Thursday, June 28, 2012

Curry Out As Co-Host Of NBC's 'Today' Show

Special to the Director's Cut Blog
By Gary Levin, USA TODAY

Ann Curry said a teary goodbye to her Today show colleagues and viewers Thursday as NBC prepared to announce her replacement, Savannah Guthrie, as early as Friday. Curry, 55, is exiting amid a ratings downturn at the still top-rated morning show and a perceived lack of chemistry with co-host Matt Lauer. Her abrupt departure comes little more than a year after Curry -- the show's former news reader -- took over for Meredith Vieira.

"This is not as I expected, to ever leave this couch after 15 years, but I am also grateful," she said, choking up with emotion as she announced the news at 8:50 a.m., without the congratulatory tributes that accompanied Vieira's sendoff. "For all of you who saw me as a groundbreaker, I'm sorry I couldn't carry the ball to the finish line, but man, I did try."

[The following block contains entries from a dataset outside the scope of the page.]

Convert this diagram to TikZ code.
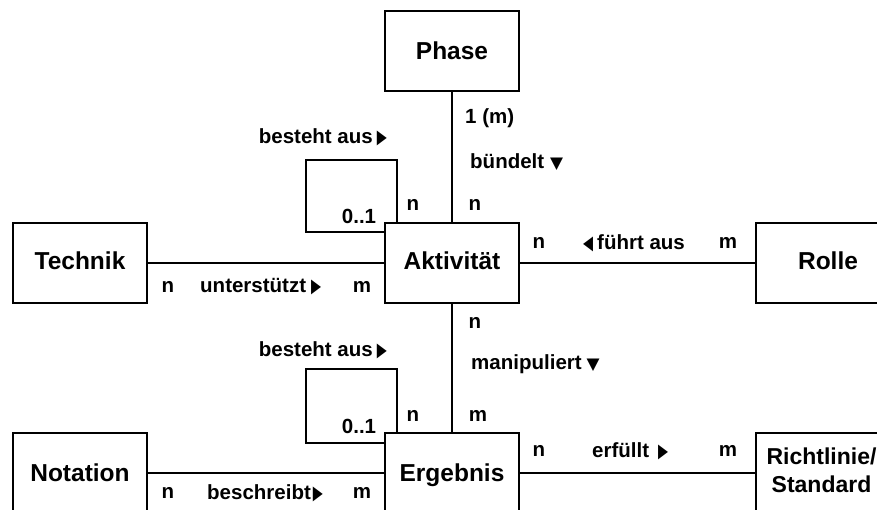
\documentclass[tikz,border=0pt]{standalone}
\usepackage{fontspec}
\usetikzlibrary{calc}
\setmainfont{Liberation Sans}
\newfontfamily\symf{DejaVu Sans}
% small filled direction triangles used in the association names
\newcommand{\rtri}{\resizebox{10pt}{12.5pt}{\symf ▶}}
\newcommand{\dtri}{\resizebox{13pt}{10.5pt}{\symf ▼}}
\newcommand{\ltri}{\resizebox{10pt}{12.5pt}{\symf ◀}}
\begin{document}
\begin{tikzpicture}[x=1pt,y=-1pt,
  entity/.style={draw,fill=white,line width=2pt,minimum width=134pt,minimum height=80pt,
    inner sep=0pt,text height=17.5pt,text depth=0pt,
    font=\fontsize{24.5}{28}\selectfont\bfseries},
  upper/.style={text depth=5pt},
  rel/.style={line width=2pt},
  lbl/.style={inner sep=0pt,font=\fontsize{20.5}{24}\selectfont\bfseries}]
\useasboundingbox (0,0) rectangle (877,510);
\clip (0,0) rectangle (877,510);

% corner points of the self-association loops
\coordinate (loopA) at (306,160);
\coordinate (loopE) at (306,369);

% loops first, so that the entity boxes cover their inner corner
\path (452,263) coordinate (aktc) (452,473) coordinate (ergc);
\draw[rel] ($(aktc)+(-55,-40)$) |- (loopA) |- ($(aktc)+(-67,-31)$);
\draw[rel] ($(ergc)+(-55,-40)$) |- (loopE) |- ($(ergc)+(-67,-30)$);

% entities
\node[entity] (phase) at (452,51) {Phase};
\node[entity,upper] (akt) at (aktc) {Aktivität};
\node[entity,upper] (tech) at (80,263) {Technik};
\node[entity,upper,minimum width=144pt] (rolle) at (828,263) {Rolle};
\node[entity] (erg) at (ergc) {Ergebnis};
\node[entity] (nota) at (80,473) {Notation};
\node[entity,text height=,text depth=,font=\fontsize{23}{28}\selectfont\bfseries]
  (richt) at (823,473) {\kern-3pt\raisebox{-2.5pt}{\begin{tabular}{@{}c@{}}Richtlinie/\\Standard\end{tabular}}};

% connectors
\draw[rel] (phase) -- (akt);
\draw[rel] (tech) -- (akt);
\draw[rel] (akt) -- (rolle);
\draw[rel] (akt) -- (erg);
\draw[rel] (nota) -- (erg);
\draw[rel] (erg.east) -- (erg.east -| richt.west);

% Phase -- Aktivität
\node[lbl,anchor=west] (l1) at (465,118) {1 (m)};
\node[lbl,anchor=west] (l2) at (470,162) {bündelt\kern6pt\dtri};
\node[lbl] (l3) at (475,205) {n};
% Aktivität loop
\node[lbl,anchor=east] (l4) at (387,137) {besteht aus\kern4pt\rtri};
\node[lbl] (l5) at (413,205) {n};
\node[lbl] (l6) at (359,216) {0..1};
% Aktivität -- Rolle
\node[lbl] (l7) at (539,243) {n};
\node[lbl,anchor=west] (l8) at (583,243) {\ltri\kern4pt führt aus};
\node[lbl] (l9) at (728,243) {m};
% Technik -- Aktivität
\node[lbl] (l10) at (168,287) {n};
\node[lbl,anchor=west] (l11) at (200,287) {unterstützt\kern5pt\rtri};
\node[lbl] (l12) at (362,287) {m};
% Aktivität -- Ergebnis
\node[lbl] (l13) at (475,323) {n};
\node[lbl,anchor=west] (l14) at (471,364) {manipuliert\kern5pt\dtri};
\node[lbl] (l15) at (478,416) {m};
% Ergebnis loop
\node[lbl,anchor=east] (l16) at (387,350) {besteht aus\kern4pt\rtri};
\node[lbl] (l17) at (413,416) {n};
\node[lbl] (l18) at (359,426) {0..1};
% Ergebnis -- Richtlinie/Standard
\node[lbl] (l19) at (539,451) {n};
\node[lbl,anchor=west] (l20) at (592,451) {erfüllt\kern9pt\rtri};
\node[lbl] (l21) at (728,451) {m};
% Notation -- Ergebnis
\node[lbl] (l22) at (168,493) {n};
\node[lbl,anchor=west] (l23) at (207,493) {beschreibt\kern2pt\rtri};
\node[lbl] (l24) at (362,493) {m};
\end{tikzpicture}
\end{document}
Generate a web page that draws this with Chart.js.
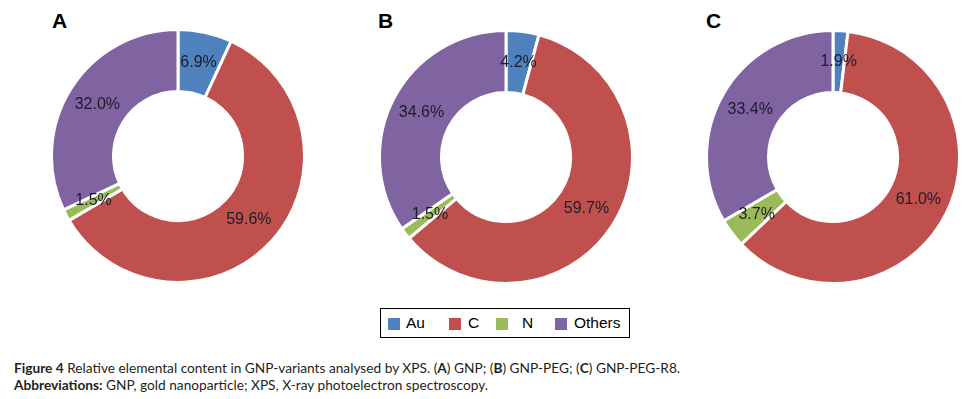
<!DOCTYPE html>
<html>
<head>
<meta charset="utf-8">
<script src="https://cdn.jsdelivr.net/npm/chart.js@4/dist/chart.umd.min.js"></script>
<style>
  html, body { margin:0; padding:0; background:#fff; }
  body { width:974px; height:399px; position:relative; overflow:hidden; font-family:"Liberation Sans", Arial, sans-serif; }
  .panel { position:absolute; width:256px; height:256px; }
  .letter { position:absolute; font:bold 21px "Liberation Sans", Arial, sans-serif; color:#000; line-height:1; }
  #legend { position:absolute; left:380px; top:308px; width:248px; height:28px; border:1px solid #000; box-sizing:content-box;
            font:15.5px "Liberation Sans", Arial, sans-serif; color:#000; }
  #legend .sw { position:absolute; top:9px; width:12px; height:12px; }
  #legend .tx { position:absolute; top:5px; line-height:18px; }
  .cap { position:absolute; left:14px; font-family:"Lato","Open Sans",sans-serif; font-size:13.7px; color:#231f20; white-space:nowrap; }
  .cap b { font-weight:bold; }
</style>
</head>
<body>
<div class="letter" style="left:52px;top:10px">A</div>
<div class="letter" style="left:378px;top:10px">B</div>
<div class="letter" style="left:706px;top:10px">C</div>
<div class="panel" style="left:50px;top:28px"><canvas id="cA"></canvas></div>
<div class="panel" style="left:378px;top:29px"><canvas id="cB"></canvas></div>
<div class="panel" style="left:705px;top:29px"><canvas id="cC"></canvas></div>
<div id="legend"></div>
<div class="cap" style="top:359px"><b>Figure 4</b> Relative elemental content in GNP-variants analysed by XPS. (<b>A</b>) GNP; (<b>B</b>) GNP-PEG; (<b>C</b>) GNP-PEG-R8.</div>
<div class="cap" style="top:376px"><b>Abbreviations:</b> GNP, gold nanoparticle; XPS, X-ray photoelectron spectroscopy.</div>
<script>
const categories = ["Au", "C", "N", "Others"];
const colors = ["#4f81bd", "#c0504d", "#9bbb59", "#8064a2"];
const valuesA = [6.9, 59.6, 1.5, 32.0];
const valuesB = [4.2, 59.7, 1.5, 34.6];
const valuesC = [1.9, 61.0, 3.7, 33.4];

const labelPlugin = {
  id: 'sliceLabels',
  afterDatasetsDraw(chart) {
    const ctx = chart.ctx;
    const meta = chart.getDatasetMeta(0);
    const data = chart.data.datasets[0].data;
    ctx.save();
    ctx.font = '16px "Liberation Sans", Arial, sans-serif';
    ctx.fillStyle = '#1c1c2a';
    ctx.textAlign = 'center';
    ctx.textBaseline = 'middle';
    meta.data.forEach((arc, i) => {
      const p = arc.getCenterPoint();
      ctx.fillText(data[i].toFixed(1) + '%', p.x, p.y);
    });
    ctx.restore();
  }
};

function makeChart(id, values) {
  new Chart(document.getElementById(id), {
    type: 'doughnut',
    data: {
      labels: categories,
      datasets: [{ data: values, backgroundColor: colors, borderColor: '#ffffff', borderWidth: 3 }]
    },
    options: {
      responsive: true,
      maintainAspectRatio: false,
      animation: false,
      cutout: '51%',
      layout: { padding: 0 },
      plugins: { legend: { display: false }, tooltip: { enabled: false } }
    },
    plugins: [labelPlugin]
  });
}
makeChart('cA', valuesA);
makeChart('cB', valuesB);
makeChart('cC', valuesC);

// legend layout (offsets inside the bordered box)
const lg = document.getElementById('legend');
const swLeft = [7, 68, 115, 174];
const txLeft = [25, 87, 141, 193];
categories.forEach((c, i) => {
  const sw = document.createElement('span');
  sw.className = 'sw';
  sw.style.left = swLeft[i] + 'px';
  sw.style.background = colors[i];
  const t = document.createElement('span');
  t.className = 'tx';
  t.style.left = txLeft[i] + 'px';
  t.textContent = c;
  lg.appendChild(sw); lg.appendChild(t);
});
</script>
</body>
</html>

As she had told USA TODAY in an exclusive interview Wednesday, Curry said on air she has won "some fancy new titles, which essentially means I'm going to get tickets to every big story we want to cover" on various NBC News shows, including Today. Lauer told her "you have the biggest heart in the business," and, with weatherman Al Roker and news anchor Natalie Morales, recounted some of her big stories. She hugged Roker, and Morales held her hand.

"It's not goodbye, not by a long shot," said Lauer, adding that "you'll be with us at the Olympics" next month. But no one explained the reason for Curry's departure or hinted at her successor.

An NBC executive with knowledge of its plans but not authorized to speak on the record confirmed that Guthrie, 40, has won the job. A lawyer, NBC's chief legal analyst and co-host of Today's third hour, she had been considered the heir apparent for several weeks as speculation about Curry's future intensified.

"She's got the right stuff," says Andrew Tyndall, who analyzes network news for The Tyndall Report. "She's clearly smart ... and very good live on air. She has the touch you need on a morning show, the ability to switch between being serious and being lighthearted, in a way that Ann Curry didn't."
In her USA TODAY interview, Curry expressed dismay that she hadn't been given sufficient time to work out the "kinks" she said plagued every new co-host on the show, one of TV's most profitable. She said it was her "dream job, and I would be lying if I said it was easy to leave."

But NBC's margin of victory over ABC's Good Morning America was cut in half this season, and GMA won four weeks outright in late spring, ending Today's unprecedented 16-year streak. Today retains an unbroken string of victories among viewers 25 to 54, the target audience for news advertisers.